Dans notre article précédent nous avons vu qu’il pouvait être dangereux de foncer tête baissée pour profiter d’aubaines apparentes sur les marchés étrangers. Il est vrai que notre portfolio fait la part belle aux titres US car les plus beaux payeurs de dividendes croissants se situent actuellement outre-Atlantique. Il faut néanmoins prendre certaines précautions avec ces valeurs car investir dans une monnaie tierce peut s’avérer risqué sur le long terme. Par chance, il existe plusieurs méthodes qui permettent de limiter ce risque. Nous verrons que les plus évidentes ne sont pas forcément les meilleures.

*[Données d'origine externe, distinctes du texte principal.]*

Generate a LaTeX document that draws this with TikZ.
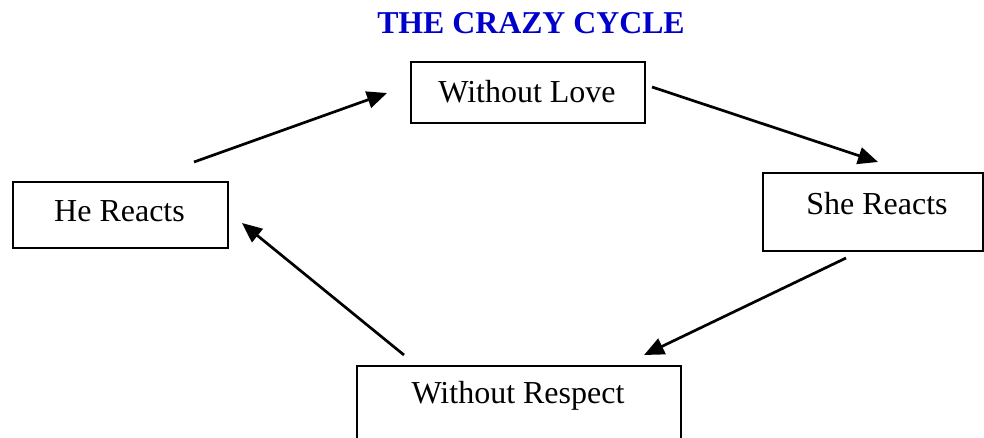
\documentclass[tikz,border=0pt]{standalone}
\usepackage{fontspec}
\setmainfont{Liberation Serif}
\usetikzlibrary{arrows.meta}
\definecolor{titleblue}{RGB}{0,0,204}
\tikzset{
  boxframe/.style={draw=black, line width=2pt, rectangle, inner sep=0pt, anchor=north west},
  boxtext/.style={font=\fontsize{32}{38}\selectfont, inner sep=0pt},
  cyclearrow/.style={line width=2.7pt, -{Triangle[length=20pt,width=17pt]}},
}
\begin{document}
\begin{tikzpicture}[x=1pt,y=-1pt]
\useasboundingbox (0,0) rectangle (984,437);
% title
\node[font=\fontsize{31.8}{38}\bfseries\selectfont, text=titleblue, inner sep=0pt] (title) at (531,23) {THE CRAZY CYCLE};
% boxes
\node[boxframe, minimum width=234pt, minimum height=61pt] (love) at (410,61) {};
\node[boxtext] (lovet) at (527,92) {Without Love};
\node[boxframe, minimum width=215pt, minimum height=66pt] (he) at (12,181) {};
\node[boxtext] (het) at (119.5,211) {He Reacts};
\node[boxframe, minimum width=220pt, minimum height=78pt] (she) at (762,172) {};
\node[boxtext] (shet) at (877,204) {She Reacts};
\node[boxframe, minimum width=324pt, minimum height=90pt] (resp) at (356,365) {};
\node[boxtext] (respt) at (518,396) {Without Respect};
% arrow endpoints
\coordinate (a1s) at (194,162);
\coordinate (a1e) at (387,93);
\coordinate (a2s) at (652,87);
\coordinate (a2e) at (878,162);
\coordinate (a3s) at (846,258);
\coordinate (a3e) at (644,355);
\coordinate (a4s) at (404,355);
\coordinate (a4e) at (242,223);
\draw[cyclearrow] (a1s) -- (a1e);
\draw[cyclearrow] (a2s) -- (a2e);
\draw[cyclearrow] (a3s) -- (a3e);
\draw[cyclearrow] (a4s) -- (a4e);
\end{tikzpicture}
\end{document}
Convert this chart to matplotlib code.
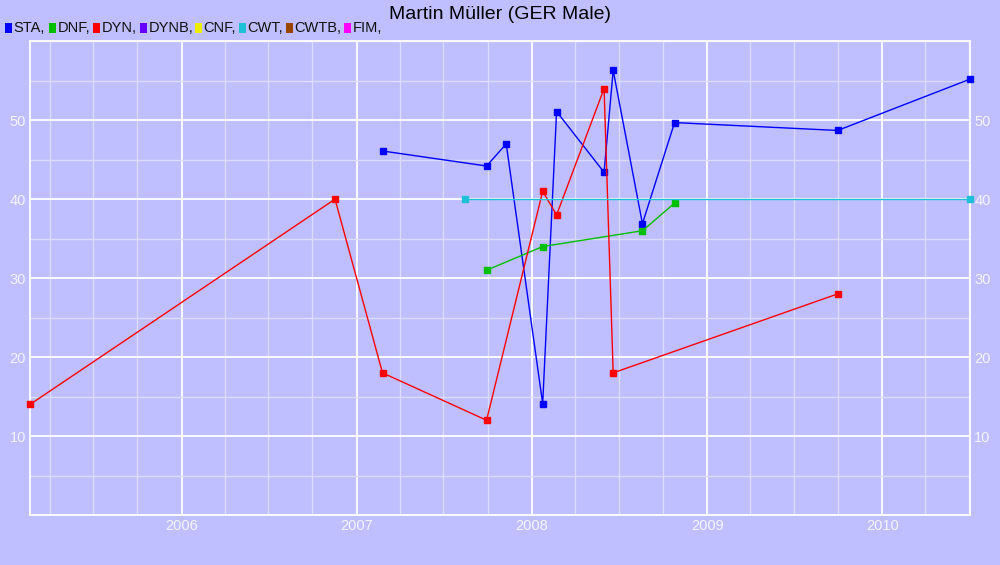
import datetime as dt

import matplotlib
matplotlib.use("Agg")
import matplotlib.pyplot as plt
import matplotlib.dates as mdates
from matplotlib.patches import Rectangle
from matplotlib.ticker import MultipleLocator

plt.rcParams["font.family"] = ["Liberation Sans", "DejaVu Sans"]

# disciplin verileri (tarih, deger)
sta_dates = ["2007-02-24", "2007-09-29", "2007-11-09", "2008-01-24", "2008-02-22",
             "2008-05-31", "2008-06-19", "2008-08-19", "2008-10-25", "2009-09-30",
             "2010-07-03"]
sta_vals = [46.1, 44.2, 47.0, 14.1, 51.1, 43.4, 56.3, 36.9, 49.7, 48.7, 55.2]

dnf_dates = ["2007-09-29", "2008-01-24", "2008-08-19", "2008-10-25"]
dnf_vals = [31.0, 34.0, 36.0, 39.5]

dyn_dates = ["2005-02-19", "2006-11-17", "2007-02-24", "2007-09-29", "2008-01-24",
             "2008-02-22", "2008-05-31", "2008-06-19", "2009-09-30"]
dyn_vals = [14.0, 40.0, 18.0, 12.0, 41.0, 38.0, 54.0, 18.0, 28.0]

cwt_dates = ["2007-08-15", "2010-07-03"]
cwt_vals = [40.0, 40.0]

legend_names = ["STA", "DNF", "DYN", "DYNB", "CNF", "CWT", "CWTB", "FIM"]
legend_cols = ["#0000ff", "#00c000", "#ff0000", "#6600ff", "#eeee00", "#1ec0d8", "#994400", "#ff00ff"]

BG = "#bfbfff"


def tarih(lst):
    return [dt.datetime.strptime(s, "%Y-%m-%d") for s in lst]


fig = plt.figure(figsize=(10, 5.65), dpi=100, facecolor=BG)
ax = fig.add_axes([0.03, 0.0885, 0.94, 0.8385], facecolor=BG)

seriler = [(sta_dates, sta_vals, legend_cols[0]),
           (dnf_dates, dnf_vals, legend_cols[1]),
           (dyn_dates, dyn_vals, legend_cols[2]),
           (cwt_dates, cwt_vals, legend_cols[5])]
for d, v, c in seriler:
    ax.plot(tarih(d), v, color=c, lw=1.0, marker="s", ms=4.2, mec=c, mfc=c, zorder=3,
            clip_on=False)

ax.set_xlim(tarih(["2005-02-19"])[0], tarih(["2010-07-03"])[0])
ax.set_ylim(0, 60)

ax.xaxis.set_major_locator(mdates.YearLocator())
ax.xaxis.set_major_formatter(mdates.DateFormatter("%Y"))
ax.xaxis.set_minor_locator(mdates.MonthLocator(bymonth=[1, 4, 7, 10]))
ax.yaxis.set_major_locator(MultipleLocator(10))
ax.yaxis.set_minor_locator(MultipleLocator(5))
ax.set_yticks([10, 20, 30, 40, 50])

ax.grid(which="major", color="white", lw=1.3, zorder=0)
ax.grid(which="minor", color="#dcdcf8", lw=1.0, zorder=0)
ax.tick_params(which="both", length=0, colors="#f4f4ff", labelsize=10.5)
ax.tick_params(axis="y", labelright=True, pad=3)
ax.tick_params(axis="x", pad=3)
for s in ax.spines.values():
    s.set_color("white")
    s.set_linewidth(1.3)

fig.text(0.5, 0.975, "Martin Müller (GER Male)", ha="center", va="center",
         fontsize=14, color="black")

# ust soldaki renk kutulari
xs = [0.005, 0.049, 0.093, 0.140, 0.195, 0.239, 0.286, 0.344]
for x, n, c in zip(xs, legend_names, legend_cols):
    fig.patches.append(Rectangle((x, 0.9416), 0.007, 0.0177, transform=fig.transFigure,
                                 facecolor=c, edgecolor="none"))
    fig.text(x + 0.0085, 0.9504, n + ",", ha="left", va="center", fontsize=10.5,
             color="#111111")

fig.savefig("out.png", dpi=100, facecolor=BG)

Le premier réflexe, c’est de se dire que pour limiter le risque de monnaie, on va maintenir dans le portfolio une part limitée d’actifs en monnaies étrangères. Il n’y a pas besoin d’être docteur en sciences économiques pour comprendre cela. Pourtant cela pose un autre problème : vers quel placement en monnaie locale va-t-on se tourner ?
Une solution serait de garder du cash. C’est payant à court terme, on conserve un peu d’argent de côté pour acheter des titres qui seraient bradés à un moment ou l’autre sur le marché. Mais à long terme la valeur du liquide s’érode à cause du renchérissement.
L’autre possibilité c’est d’acheter des obligations dans la monnaie locale. Un bon point qui tout en abaissant le risque de monnaie permet de diversifier les types de placement. Mais le problème c’est que ces derniers mois tout le monde a eu la même idée en même temps, en vendant des actions pour acheter des tires à revenu fixe. Le rendement de obligations est juste misérable actuellement (Confédération helvétique à 10 ans = 0.77%), sans parler du risque de renchérissement qui pourrait venir s’y ajouter.
Mais alors, c’est pas bien compliqué, il n’y a qu’à acheter des actions en monnaie locale. Certes. Mais il ne faudrait quand même pas oublier, que ça nous plaise ou non, qu’on vit dans un monde globalisé, que les frontières sont de vraies passoires et que la plupart des sociétés côtées en bourse réalisent une part importante de leur chiffre d’affaires à l’étranger. Et ça c’est d’autant plus vrai pour un petit pays comme la Suisse. Ca signifie qu’un franc fort / dollar faible, c’est mauvais pour les exportations et que les résultats des succursales à l’étranger, convertis en CHF, font un peu rikiki.
OK. Bon, alors on investit dans des petites sociétés locales qui n’exportent pas ! Bonne idée. Mais elles travaillent pour qui ? Pour les plus grandes sociétés qui, elles, exportent. Blanc-bonnet, bonnet-blanc. Oui, mais il y aura bien des boîtes qui ne travaillent qu’en local, pour des clients purement locaux… ah… là c’est déjà mieux, effectivement, on a par exemple certaines entreprises du secteur alimentaire qui produisent pour des clients du pays et qui peuvent même bénéficier d’une force de la monnaie locale pour acheter à l’étranger. Même s’ils comportent une petite part d’exportation, Bell et Emmi possèdent ces caractéristiques.
Néanmoins, si on arrive à se protéger en partie du risque de monnaie de cette manière, il est impossible de s’en affranchir complètement. Apparemment, les entreprises citées ci-dessus ne sont pas directement impactées par une baisse du dollar par rapport au franc suisse. Pourtant, une trop grande force du franc sur le long terme, comme c’est le cas actuellement, rime avec licenciements dans les entreprises exportatrices, et donc également chez leurs fournisseurs locaux, et donc une augmentation du chômage en Suisse, accompagnée d’une récession et d’une baisse de la consommation intérieure. C’est moins violent et moins immédiat que pour les grosses sociétés exportatrices, mais l’effet y est quand même.
De plus cette méthode restreint considérablement le choix des sociétés dans lesquelles on investit. Cette solution doit donc être combinée avec d’autres stratégies, que nous aborderons dans nos prochains articles.